Not only is this excellent collection a roster of the greats, it’s also a diachronic run through the Urdu short story from its earliest years

Fasana Of A Fragrant Guldasta Fasana Of A Fragrant Guldasta

An often used analogy for anthologies is the one about the gardener who plucks the choicest blo­­oms from his garden and puts together the loveliest of bou­­quets. Since he knows his garden so well, he is seen as the best judge of what should go into the making of the guldasta; yet he is not expec­ted to be objective and his choice is governed as much by personal liking as availability. So it is with editors of ant­hologies. But when the editor is Muh­ammad Umar Memon, veteran critic, translator and academic, you know that his selection is likely to be the best. And when he selects and translates a collection called The Greatest Urdu Stories Ever Told, you take him for his word. And you will not be disappointed.

For, found within the pages of this aqua-­covered, beautifully-produced volume are some old favourites and several new and amazing discoveries. There are the sto­­ries many of us have read: Manto’s Toba Tek Singh, Rajinder Singh Bedi’s Lajwanti, Ahsfaq Ahmad’s The Shepherd, Premchand’s The Shroud, Ghulam Abbas’s Aanandi. Then there are writers whose names are familiar to anyone who has done even a cursory reading of Urdu fiction: Qurratulain Hyder, Intizar Hus­ain, Ismat Chughtai, Abdullah Hussein, Naiyer Masud; though  here too Memon’s selection of stories from their vast and varied ouvre makes for interesting reading.

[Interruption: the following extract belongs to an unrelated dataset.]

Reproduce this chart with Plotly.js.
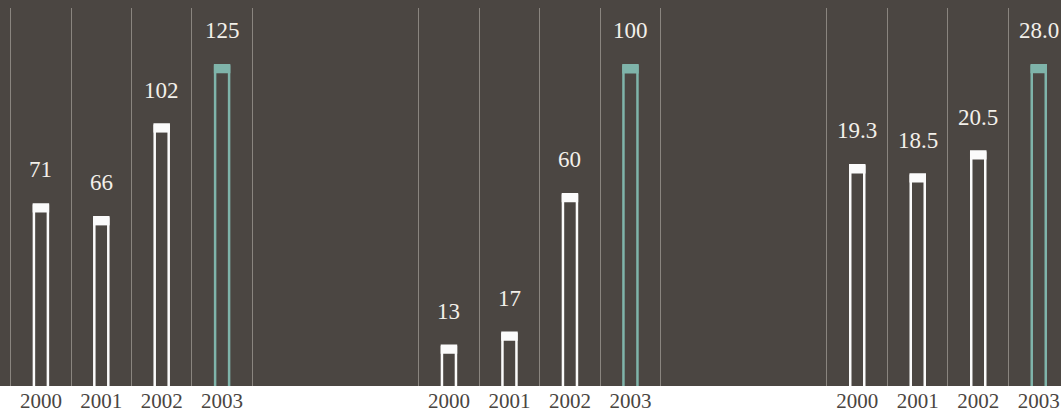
<!DOCTYPE html>
<html>
<head>
<meta charset="utf-8">
<script src="https://cdn.plot.ly/plotly-3.0.1.min.js"></script>
<style>html,body{margin:0;padding:0;background:#fff;}#chart{width:1061px;height:414px;}</style>
</head>
<body>
<div id="chart"></div>
<script>
// ---- data ----
var years = ['2000', '2001', '2002', '2003'];
var groupA = [71, 66, 102, 125];
var groupB = [13, 17, 60, 100];
var groupC = [19.3, 18.5, 20.5, 28.0];
var labelsA = ['71', '66', '102', '125'];
var labelsB = ['13', '17', '60', '100'];
var labelsC = ['19.3', '18.5', '20.5', '28.0'];

// ---- style ----
var W = 1061, H = 414, T = 8, B = 28;
var plotH = H - T - B;
var BG = '#4b4642';
var GRID = '#8a857f';
var WHITE = '#fbfbfb';
var TEAL = '#7fb4aa';
var barColors = [WHITE, WHITE, WHITE, TEAL];
var colW = 60.45;
var pad = 0.03;            // range padding (category units) so edge gridlines are drawn
var padPx = pad * colW;
var barW = 14 / colW;
var capW = 16.5 / colW;
var capPx = 8;
var fontFam = '"Liberation Serif", "DejaVu Serif", serif';

var groups = [
  {vals: groupA, labels: labelsA, x: 'x', y: 'y', top: 147.2, dom: [(10.7 - padPx) / W, (252.3 + padPx) / W], xr: [-0.5 - pad, 3.5 + pad]},
  {vals: groupB, labels: labelsB, x: 'x2', y: 'y2', top: 117.8, dom: [(418.7 - padPx) / W, (660.7 + padPx) / W], xr: [-0.5 - pad, 3.5 + pad]},
  {vals: groupC, labels: labelsC, x: 'x3', y: 'y3', top: 32.97, dom: [(827 - padPx) / W, 1], xr: [-0.5 - pad, 3.368]}
];

var traces = [];
var annotations = [];
var layout = {
  width: W, height: H,
  margin: {l: 0, r: 0, t: T, b: B, pad: 0},
  paper_bgcolor: '#ffffff',
  plot_bgcolor: 'rgba(0,0,0,0)',
  barmode: 'overlay',
  showlegend: false,
  shapes: [{type: 'rect', xref: 'paper', yref: 'paper', x0: 0, x1: 1, y0: 0, y1: 1 + T / plotH + 0.01,
            fillcolor: BG, line: {width: 0}, layer: 'below'}],
  annotations: annotations
};

groups.forEach(function (g, i) {
  var capData = g.top * capPx / plotH;
  traces.push({
    type: 'bar', x: years, y: g.vals, xaxis: g.x, yaxis: g.y, width: barW,
    marker: {color: BG, line: {color: barColors, width: 2.5}},
    hoverinfo: 'skip'
  });
  traces.push({
    type: 'bar', x: years, y: g.vals.map(function () { return -capData; }), base: g.vals,
    xaxis: g.x, yaxis: g.y, width: capW,
    marker: {color: barColors, line: {width: 0}},
    hoverinfo: 'skip'
  });
  g.vals.forEach(function (v, k) {
    annotations.push({
      x: k, y: v, xref: g.x, yref: g.y, text: g.labels[k], showarrow: false,
      yanchor: 'bottom', xanchor: 'center', yshift: 20,
      font: {family: fontFam, size: 23, color: '#f3f0ea'}
    });
  });
  var suffix = i === 0 ? '' : String(i + 1);
  layout['xaxis' + suffix] = {
    domain: g.dom, range: g.xr, type: 'category', tickson: 'boundaries',
    showgrid: true, gridcolor: GRID, gridwidth: 1, zeroline: false, showline: false,
    ticks: '', tickfont: {family: fontFam, size: 21, color: '#4a4541'},
    anchor: g.y, fixedrange: true
  };
  layout['yaxis' + suffix] = {
    range: [g.top * 0.004, g.top], showticklabels: false, ticks: '', showgrid: false, zeroline: false,
    showline: false, anchor: g.x, fixedrange: true
  };
});

Plotly.newPlot('chart', traces, layout, {displayModeBar: false, staticPlot: true});
</script>
</body>
</html>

Others such as Zakia Mashhadi, Syed Muhammad Ashraf, Jamila Hashmi, Salam Bin Razzaq, Ali Imam Naqvi, while by no means new or emerging writers, are familiar through some recent translations. But where this volume really scores is in its introduction to relatively new voices, new that is to the English reader. Some such as Tassaduq Sohail, Anwer Khan, Khalida Asghar, Siddiq Aalam, Sajid Rashid and others are new even to seasoned Urdu readers. Taken together, the 25 stories trace the chronological dev­elopment of the Urdu short story from its earliest proponents to its current practitioners, providing an excellent sampler of the many voices and concerns, not to mention styles and techniques, of the Urdu afsana and a measure of the distance it has travelled from the romantic dastaan and fantastic fasana of yore.